The language here is really pretty irksome here: "a moral issue"... "consumers have to"... "messages are getting through"... So, in that order: it's about ethics, apparently, the obligation is on consumers (that is, us) to understand this but thankfully we're beginning to get it (I assume it's taken us so long because we're ever so slightly thick).
It's difficult to say which bit of that sticks in the craw the most, but the line about the "moral issue" is a strong candidate. Let's get something absolutely straight: copyright - and everything that goes with it - is NOT about ethics, nor ever has been. It's about (among other things) pragmatics, about building legal systems which make for the best outcome for the most people. The way the history of phonography panned out until it went virtual was that musicians, composers, business execs and, not insignificantly, the audience, benefited from a certain status quo where some "creatives" (and let's be absolutely clear: it was always a minority) managed to make a living (and for an even smaller minority, got stinking rich) by the limitation of audio copying.
I say "limitation" advisedly. For all its daft campaigning (ie the use of LP inner bags to inform those teenagers among us who taped the odd mate's album that, despite spending every last penny we had on music in some way or other, we were committing musicicide) the industry only really got worked up over large scale, commercial piracy - and quite rightly. Now we need a different model or - as I'll argue elsewhere - a plethora of different models to keep some people making music and some people listening to it. And that model will surely evolve, whatever your view of the Invisible Hand. Just don't pretend this is about morality.
The killer line though, and the one which I think summons up Mr Sharkey's position best is "I've never met anyone who's prepared to go to work from Monday to Friday and not be prepared to be paid at the end of the week. But that's exactly what we expect our musicians and our songwriters and our composers to do. I don't get it."
No, I don't get you. I don't know whether Mr Sharkey has ever had to do a job "from Monday to Friday" but I suspect not; it's inconceivable to me that anyone who has could equate being in a band, or writing songs or whatever with doing a job. Yes, it can be extraordinarily hard work, work which can put people over the edge. But being an artist is not doing a job. It actually undermines the very notion of artistry to claim that it is.
Again, it's about pragmatics. It works out well for most of us that artists are able to do what they do more or less full time. There are, of course, honourably groundbreaking amateurs (and yes, I'm going to invoke Charles Ives here) but on the whole we all recognise that people develop their craft, their thinking, their art best when that's all they do, at least professionally. But... we need to accept the new mechanics of music distribution (and for that matter, of all reproducable art) and figure out new ways of making them work for as many of us - producer, consumer, "prosumer" - as possible, not browbeat the audience into doing things more or less like they always have because we're too lazy to think a little.

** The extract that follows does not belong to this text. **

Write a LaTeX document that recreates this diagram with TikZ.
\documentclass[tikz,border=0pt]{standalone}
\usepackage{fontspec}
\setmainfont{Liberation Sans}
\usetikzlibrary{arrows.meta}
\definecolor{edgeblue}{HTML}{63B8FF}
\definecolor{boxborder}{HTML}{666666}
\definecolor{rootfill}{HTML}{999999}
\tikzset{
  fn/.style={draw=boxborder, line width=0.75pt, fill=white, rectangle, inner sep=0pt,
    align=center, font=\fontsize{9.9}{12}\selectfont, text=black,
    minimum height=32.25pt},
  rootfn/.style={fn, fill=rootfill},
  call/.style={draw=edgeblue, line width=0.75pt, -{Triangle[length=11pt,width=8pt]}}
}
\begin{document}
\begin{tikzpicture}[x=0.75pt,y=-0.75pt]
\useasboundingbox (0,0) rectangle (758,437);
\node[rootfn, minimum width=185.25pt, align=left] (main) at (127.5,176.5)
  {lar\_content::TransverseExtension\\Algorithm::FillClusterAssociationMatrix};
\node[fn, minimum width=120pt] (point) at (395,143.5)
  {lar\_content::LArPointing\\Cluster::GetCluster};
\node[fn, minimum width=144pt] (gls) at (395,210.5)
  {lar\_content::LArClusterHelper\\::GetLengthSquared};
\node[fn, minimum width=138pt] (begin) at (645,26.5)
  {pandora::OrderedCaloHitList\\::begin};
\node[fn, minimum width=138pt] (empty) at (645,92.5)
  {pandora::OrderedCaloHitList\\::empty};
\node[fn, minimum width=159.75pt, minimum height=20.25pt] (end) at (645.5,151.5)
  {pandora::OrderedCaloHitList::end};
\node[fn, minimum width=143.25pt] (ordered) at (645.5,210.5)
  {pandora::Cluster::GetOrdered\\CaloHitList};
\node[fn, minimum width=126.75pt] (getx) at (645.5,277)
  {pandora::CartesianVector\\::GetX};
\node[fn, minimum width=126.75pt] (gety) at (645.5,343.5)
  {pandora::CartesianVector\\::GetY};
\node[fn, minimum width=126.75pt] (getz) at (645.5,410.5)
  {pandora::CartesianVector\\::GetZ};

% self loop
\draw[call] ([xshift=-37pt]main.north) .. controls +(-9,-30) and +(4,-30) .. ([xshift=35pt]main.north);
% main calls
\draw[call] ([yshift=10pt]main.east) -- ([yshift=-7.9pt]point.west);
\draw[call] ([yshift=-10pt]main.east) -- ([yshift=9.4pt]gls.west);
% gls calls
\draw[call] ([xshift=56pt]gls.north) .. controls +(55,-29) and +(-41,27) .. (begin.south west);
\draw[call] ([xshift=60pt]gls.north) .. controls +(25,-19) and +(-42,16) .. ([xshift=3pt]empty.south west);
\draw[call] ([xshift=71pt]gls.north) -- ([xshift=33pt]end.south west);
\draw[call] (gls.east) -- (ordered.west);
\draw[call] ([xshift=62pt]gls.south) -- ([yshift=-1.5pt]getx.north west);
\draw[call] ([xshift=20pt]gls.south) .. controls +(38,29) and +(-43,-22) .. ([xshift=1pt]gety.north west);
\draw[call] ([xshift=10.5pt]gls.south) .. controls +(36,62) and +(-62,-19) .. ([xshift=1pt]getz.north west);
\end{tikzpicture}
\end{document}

But to be really blunt here: no one owes anyone a living, least of all artists.
2. Let's Put The Future Behind Us
And so on to the Royal Society of Art's "Future of Radio" panel discussion on Monday evening. I won't go into much detail here, as it's not especially relevant to the post. I will say that, to be honest, it wasn't an especially illuminating discussion, although, to be fair, I think it was aimed at a generalist audience rather than, say, the Radio at the Edge crowd. Certainly my former colleague Ayesha Mohideen was on excellent form, spelling out clearly what the benefits of digital technology are to a traditional brand like Test Match Special, using an amusing conversation with her dad to illustrate them (and scuppering the usual "this is just for the kids" protestations before they were made - although made they surely were; see below). And Andrew Phillips from Channel 4 Radio was amusing and charming, without being able to say very much about what his employers were actually going to do in the audio field.

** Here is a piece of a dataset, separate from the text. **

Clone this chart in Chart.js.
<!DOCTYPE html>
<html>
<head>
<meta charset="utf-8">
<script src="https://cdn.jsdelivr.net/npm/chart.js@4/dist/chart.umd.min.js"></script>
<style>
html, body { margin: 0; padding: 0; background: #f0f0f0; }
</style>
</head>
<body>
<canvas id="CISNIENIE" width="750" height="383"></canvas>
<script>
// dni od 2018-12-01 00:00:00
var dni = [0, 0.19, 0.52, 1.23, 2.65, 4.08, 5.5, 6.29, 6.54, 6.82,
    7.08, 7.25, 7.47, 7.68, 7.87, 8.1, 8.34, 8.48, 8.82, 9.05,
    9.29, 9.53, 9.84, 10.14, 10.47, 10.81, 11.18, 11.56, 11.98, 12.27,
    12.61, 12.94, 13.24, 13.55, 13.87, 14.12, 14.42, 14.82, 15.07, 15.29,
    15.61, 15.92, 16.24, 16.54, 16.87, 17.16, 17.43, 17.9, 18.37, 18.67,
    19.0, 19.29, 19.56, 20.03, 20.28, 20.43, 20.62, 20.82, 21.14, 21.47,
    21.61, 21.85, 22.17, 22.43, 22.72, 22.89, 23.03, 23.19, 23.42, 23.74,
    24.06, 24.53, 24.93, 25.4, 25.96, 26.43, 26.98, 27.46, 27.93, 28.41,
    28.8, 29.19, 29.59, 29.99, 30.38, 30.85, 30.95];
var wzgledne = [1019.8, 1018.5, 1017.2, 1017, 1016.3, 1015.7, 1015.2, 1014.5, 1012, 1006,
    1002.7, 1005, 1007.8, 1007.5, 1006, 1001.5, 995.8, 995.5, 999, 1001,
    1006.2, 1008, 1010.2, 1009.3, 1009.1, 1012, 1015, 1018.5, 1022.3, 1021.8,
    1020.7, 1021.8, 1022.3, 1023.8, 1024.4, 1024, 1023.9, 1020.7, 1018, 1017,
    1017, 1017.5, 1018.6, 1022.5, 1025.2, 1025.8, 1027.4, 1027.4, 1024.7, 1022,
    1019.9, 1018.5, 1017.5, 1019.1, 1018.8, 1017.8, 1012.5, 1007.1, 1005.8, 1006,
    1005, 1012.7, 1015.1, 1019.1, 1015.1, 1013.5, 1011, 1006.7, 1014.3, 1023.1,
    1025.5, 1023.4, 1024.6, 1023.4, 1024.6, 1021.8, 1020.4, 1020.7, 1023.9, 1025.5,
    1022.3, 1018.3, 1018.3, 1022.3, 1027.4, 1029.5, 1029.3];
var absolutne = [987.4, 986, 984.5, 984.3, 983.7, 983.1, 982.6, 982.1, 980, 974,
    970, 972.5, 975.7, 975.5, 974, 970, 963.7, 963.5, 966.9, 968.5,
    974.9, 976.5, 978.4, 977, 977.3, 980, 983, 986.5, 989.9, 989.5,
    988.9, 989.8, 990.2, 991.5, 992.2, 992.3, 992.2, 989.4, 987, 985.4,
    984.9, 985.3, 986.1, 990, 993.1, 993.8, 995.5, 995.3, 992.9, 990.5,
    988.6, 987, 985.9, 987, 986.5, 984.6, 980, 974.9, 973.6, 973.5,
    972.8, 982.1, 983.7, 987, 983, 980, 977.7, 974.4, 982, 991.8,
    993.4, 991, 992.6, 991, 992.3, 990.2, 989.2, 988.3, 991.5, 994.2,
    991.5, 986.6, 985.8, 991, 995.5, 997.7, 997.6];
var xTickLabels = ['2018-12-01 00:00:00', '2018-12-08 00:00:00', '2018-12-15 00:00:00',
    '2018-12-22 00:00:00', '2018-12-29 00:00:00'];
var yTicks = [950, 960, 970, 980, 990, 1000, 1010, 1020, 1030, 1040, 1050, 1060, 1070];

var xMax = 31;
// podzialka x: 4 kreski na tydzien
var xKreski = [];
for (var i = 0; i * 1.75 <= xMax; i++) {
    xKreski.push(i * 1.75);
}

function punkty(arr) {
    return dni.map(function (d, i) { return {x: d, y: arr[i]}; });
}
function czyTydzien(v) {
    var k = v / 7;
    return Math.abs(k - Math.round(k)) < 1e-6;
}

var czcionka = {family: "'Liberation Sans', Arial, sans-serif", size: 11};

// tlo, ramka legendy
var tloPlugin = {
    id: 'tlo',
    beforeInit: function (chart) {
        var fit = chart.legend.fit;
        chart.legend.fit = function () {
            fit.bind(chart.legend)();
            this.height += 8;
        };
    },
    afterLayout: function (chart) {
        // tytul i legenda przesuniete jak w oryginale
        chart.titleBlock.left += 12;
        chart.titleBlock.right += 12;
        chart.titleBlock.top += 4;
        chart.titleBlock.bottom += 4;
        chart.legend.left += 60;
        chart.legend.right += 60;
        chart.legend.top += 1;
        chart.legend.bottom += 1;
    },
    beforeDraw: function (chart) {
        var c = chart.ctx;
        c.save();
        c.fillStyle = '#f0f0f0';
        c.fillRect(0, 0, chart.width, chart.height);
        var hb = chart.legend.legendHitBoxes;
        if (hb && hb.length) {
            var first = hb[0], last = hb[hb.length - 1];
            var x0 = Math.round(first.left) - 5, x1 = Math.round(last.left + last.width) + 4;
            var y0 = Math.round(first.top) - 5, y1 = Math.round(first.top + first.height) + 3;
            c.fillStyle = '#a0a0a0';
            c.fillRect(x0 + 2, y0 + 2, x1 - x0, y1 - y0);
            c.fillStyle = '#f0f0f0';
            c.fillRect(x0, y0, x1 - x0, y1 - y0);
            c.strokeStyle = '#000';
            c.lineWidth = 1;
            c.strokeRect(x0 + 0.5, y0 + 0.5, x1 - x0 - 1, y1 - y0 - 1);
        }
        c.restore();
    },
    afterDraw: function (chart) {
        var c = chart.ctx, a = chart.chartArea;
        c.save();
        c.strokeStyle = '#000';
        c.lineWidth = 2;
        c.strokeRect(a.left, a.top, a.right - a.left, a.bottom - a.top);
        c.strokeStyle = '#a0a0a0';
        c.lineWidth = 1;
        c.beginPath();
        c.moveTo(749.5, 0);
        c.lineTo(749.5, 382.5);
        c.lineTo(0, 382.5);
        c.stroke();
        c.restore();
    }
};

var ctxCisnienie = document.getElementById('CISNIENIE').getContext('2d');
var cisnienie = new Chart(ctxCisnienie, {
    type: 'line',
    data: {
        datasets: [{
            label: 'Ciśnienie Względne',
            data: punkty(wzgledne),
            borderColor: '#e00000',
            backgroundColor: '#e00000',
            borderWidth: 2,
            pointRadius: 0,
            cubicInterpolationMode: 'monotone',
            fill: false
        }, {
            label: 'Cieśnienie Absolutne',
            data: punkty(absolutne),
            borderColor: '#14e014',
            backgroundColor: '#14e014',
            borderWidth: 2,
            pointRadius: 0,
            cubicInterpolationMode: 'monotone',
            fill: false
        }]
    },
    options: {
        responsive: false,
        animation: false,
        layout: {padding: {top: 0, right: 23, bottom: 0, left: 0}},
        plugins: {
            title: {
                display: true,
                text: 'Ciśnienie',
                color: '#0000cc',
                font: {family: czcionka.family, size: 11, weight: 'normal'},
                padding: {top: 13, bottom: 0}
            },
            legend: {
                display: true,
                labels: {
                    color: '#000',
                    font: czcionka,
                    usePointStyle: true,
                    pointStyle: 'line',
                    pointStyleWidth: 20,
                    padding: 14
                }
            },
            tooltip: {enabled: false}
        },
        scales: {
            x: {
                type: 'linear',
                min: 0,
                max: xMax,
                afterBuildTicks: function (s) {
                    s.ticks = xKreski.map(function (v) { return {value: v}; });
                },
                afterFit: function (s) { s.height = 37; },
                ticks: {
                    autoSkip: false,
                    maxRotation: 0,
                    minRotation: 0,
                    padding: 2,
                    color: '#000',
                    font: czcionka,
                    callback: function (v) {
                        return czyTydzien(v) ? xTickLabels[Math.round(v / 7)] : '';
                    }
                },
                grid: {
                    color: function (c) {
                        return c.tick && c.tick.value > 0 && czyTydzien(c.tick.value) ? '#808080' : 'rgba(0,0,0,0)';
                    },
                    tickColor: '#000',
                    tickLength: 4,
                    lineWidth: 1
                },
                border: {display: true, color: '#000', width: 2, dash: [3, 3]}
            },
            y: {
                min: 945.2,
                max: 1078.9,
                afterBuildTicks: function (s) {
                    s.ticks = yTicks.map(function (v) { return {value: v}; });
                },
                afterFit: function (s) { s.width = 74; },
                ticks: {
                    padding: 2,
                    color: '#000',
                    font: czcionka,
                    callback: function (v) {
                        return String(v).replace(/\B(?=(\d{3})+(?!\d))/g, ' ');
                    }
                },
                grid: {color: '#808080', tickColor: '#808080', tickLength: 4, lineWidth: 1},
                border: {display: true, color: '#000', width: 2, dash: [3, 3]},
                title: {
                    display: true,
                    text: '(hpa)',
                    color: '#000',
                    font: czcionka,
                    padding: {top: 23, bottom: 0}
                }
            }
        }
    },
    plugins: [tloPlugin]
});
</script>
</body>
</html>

But it was, I'm afraid, Neil Gardner, Chair of the Radio Independents Group who really got did me in*. Mr Gardner's schtick was a simple one, and one, on the evidence of audience reaction, with a lot of support. It is, in summary that, yes, all this new technology is all well and good and yes - gracious nod to Ayesha here, of course - it can enhance radio output. But, you know, let's be frank, it's all a bit of a diversion and, most of all it's all diverting an awful lot of cash from the real business of radio: making shows.
Now I appreciate that Mr Gardner has to bang the drum on behalf of his organisation's members and, believe me, as a former employee of both <a href="http://www.somethinelse.com/">Somethin' Else</a> and the BBC's (then) Radio division I have every sympathy with program makers trying to make excellent radio content on ever-shrinking budgets.

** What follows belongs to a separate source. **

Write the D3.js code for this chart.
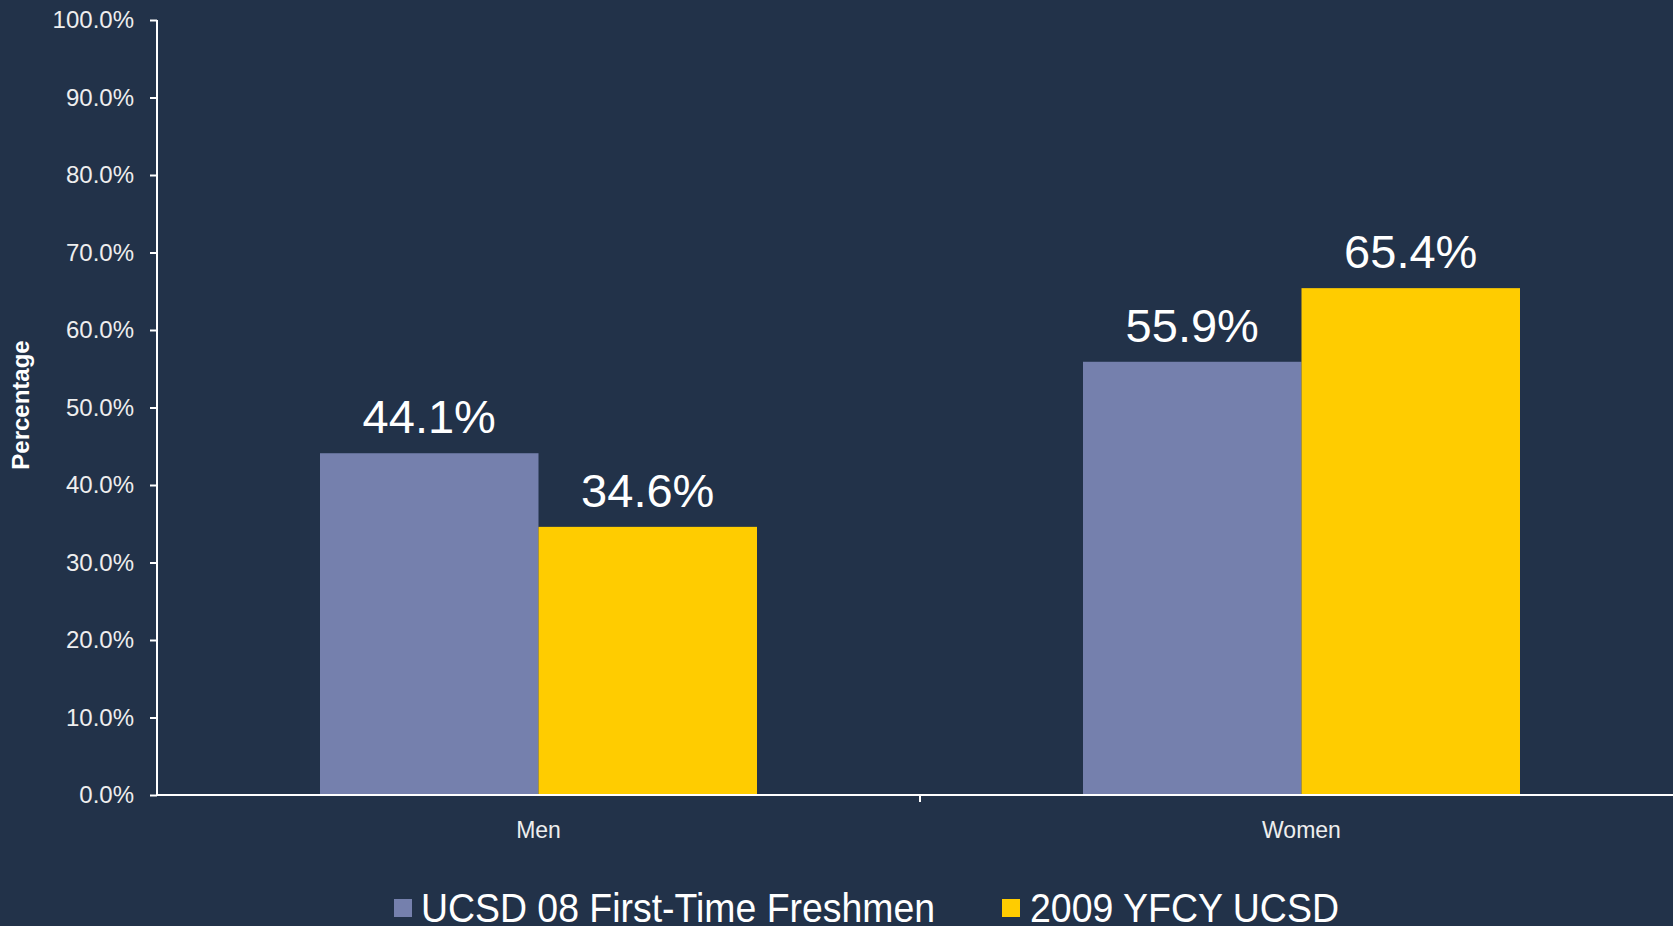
<!DOCTYPE html>
<html>
<head>
<meta charset="utf-8">
<script src="https://cdn.jsdelivr.net/npm/d3@7"></script>
<style>
  html, body { margin: 0; padding: 0; background: #223249; overflow: hidden; }
  svg { display: block; }
</style>
</head>
<body>
<svg id="chart" width="1673" height="926"></svg>
<script>
const categories = ["Men", "Women"];
const seriesNames = ["UCSD 08 First-Time Freshmen", "2009 YFCY UCSD"];
const ucsd08 = [44.1, 55.9];
const yfcy2009 = [34.6, 65.4];
const seriesColors = ["#7580ad", "#ffcc00"];
const yTicks = [0, 10, 20, 30, 40, 50, 60, 70, 80, 90, 100];

const seriesValues = [ucsd08, yfcy2009];
const svg = d3.select("#chart");
const W = 1673, H = 926;
const font = "'Liberation Sans', Arial, sans-serif";

svg.append("rect").attr("width", W).attr("height", H).attr("fill", "#223249");

const x0 = d3.scaleBand().domain(categories).range([157, 1683]).paddingInner(0).paddingOuter(0);
const x1 = d3.scaleBand().domain(seriesNames).range([163, x0.bandwidth() - 163]).padding(0);
const y = d3.scaleLinear().domain([0, 100]).range([795, 20]);

// bars
categories.forEach((cat, ci) => {
  seriesNames.forEach((s, si) => {
    const v = seriesValues[si][ci];
    const bx = x0(cat) + x1(s);
    svg.append("rect")
      .attr("x", bx).attr("y", y(v))
      .attr("width", x1.bandwidth()).attr("height", y(0) - y(v))
      .attr("fill", seriesColors[si]);
    svg.append("text")
      .attr("x", bx + x1.bandwidth() / 2)
      .attr("y", y(v) - 20)
      .attr("text-anchor", "middle")
      .attr("font-family", font)
      .attr("font-size", 47)
      .attr("fill", "#ffffff")
      .text(v.toFixed(1) + "%");
  });
});

// y axis
const yAxis = d3.axisLeft(y).tickValues(yTicks).tickSize(7).tickPadding(16)
  .tickFormat(d => d.toFixed(1) + "%");
const gy = svg.append("g").attr("transform", "translate(157,0)").call(yAxis);
gy.select(".domain").attr("stroke", "#ffffff").attr("stroke-width", 2).attr("d", "M0,20V795");
gy.selectAll(".tick line").attr("stroke", "#ffffff").attr("stroke-width", 2);
gy.selectAll(".tick text").attr("fill", "#eeeeee").attr("font-family", font).attr("font-size", 24);

// x axis
const xAxis = d3.axisBottom(x0).tickSize(0).tickPadding(0).tickFormat("");
const gx = svg.append("g").attr("transform", "translate(0,795)").call(xAxis);
gx.select(".domain").attr("stroke", "#ffffff").attr("stroke-width", 2).attr("d", "M157,0H1673");
gx.selectAll(".tick").remove();
// boundary tick between categories
gx.append("line").attr("x1", x0("Women")).attr("x2", x0("Women")).attr("y1", 0).attr("y2", 7)
  .attr("stroke", "#ffffff").attr("stroke-width", 2);
categories.forEach(cat => {
  gx.append("text")
    .attr("x", x0(cat) + x0.bandwidth() / 2)
    .attr("y", 43)
    .attr("text-anchor", "middle")
    .attr("font-family", font)
    .attr("font-size", 23)
    .attr("fill", "#eeeeee")
    .text(cat);
});

// y label
svg.append("text")
  .attr("transform", "translate(29,405) rotate(-90)")
  .attr("text-anchor", "middle")
  .attr("font-family", font)
  .attr("font-size", 24)
  .attr("font-weight", "bold")
  .attr("fill", "#ffffff")
  .text("Percentage");

// legend
const legendItems = [
  { name: seriesNames[0], color: seriesColors[0], sx: 394, tx: 421, tw: 514 },
  { name: seriesNames[1], color: seriesColors[1], sx: 1002, tx: 1030, tw: 309 }
];
legendItems.forEach(it => {
  svg.append("rect").attr("x", it.sx).attr("y", 899).attr("width", 18).attr("height", 18).attr("fill", it.color);
  svg.append("text")
    .attr("x", it.tx).attr("y", 922)
    .attr("font-family", font)
    .attr("font-size", 40)
    .attr("fill", "#ffffff")
    .attr("textLength", it.tw)
    .attr("lengthAdjust", "spacingAndGlyphs")
    .text(it.name);
});
</script>
</body>
</html>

But many of the things Mr Gardner said really do not help advance either his cause or the general debate about the future of the medium. When one questioner in the audience said how much he enjoyed the choice of radio stations available online - tens of thousands, the questioner said - Mr Gardner grudgingly accepted but couldn't help make an aside about that being alright if you really wanted to listen to "Uzbekistani punk rock shows (what, as opposed to Money Box Live? Count me in!)
And then there was the casual insistence that, you know, all this texting and blogging and interactive stuff, it's alright for the kids but it's really not for a mainstream audience. Tell that to my 75 year old aunt on Facebook, or to my "mainstream" working class mum emailing me every bloody day she's on holiday about what a fabulous time she's having. Or, indeed, try telling it to Ms Mohideen's digitally-enhanced TMS listeners (or, indeed, "users").
But what really got to me - and brought to mind the interview with Mr Sharkey and inadvertantly led to this post - was the line that we (meaning radio producers and, I presume some of their bosses) "have to pay the mortgage, have to pay the bills". There it is again, the "we're owed a living" sentiment. Now again, I don't think that radio producers shouldn't get paid for their work, any more than I want to see musicians starve... but... just as in music, we may have to accept that the new technological paradigm(s) lead(s) to further partial amateurisation of content making. Because, let's face it, there's less and less money to spend on more and more stuff, even if some of that is Uzbek punk. One can bemoan that all one likes (and indeed, one audience member sided with Mr Gardner and accused the radio industry of running scared, bowing in to the pressure of UGC unnecessarily) but, I'm afraid, things change, have changed. I spoke to another former BBC colleague after the event and cheekily suggested that we might be last generation to be able to buy three bedroom houses off the back of a career in content-making; I was being tipsily provocative, of course, but I'm not sure that I didn't mean it.
* Anyone at the event will note that I have neglected to mention Professor Ivor Gabor, but then anyone actually there will know why.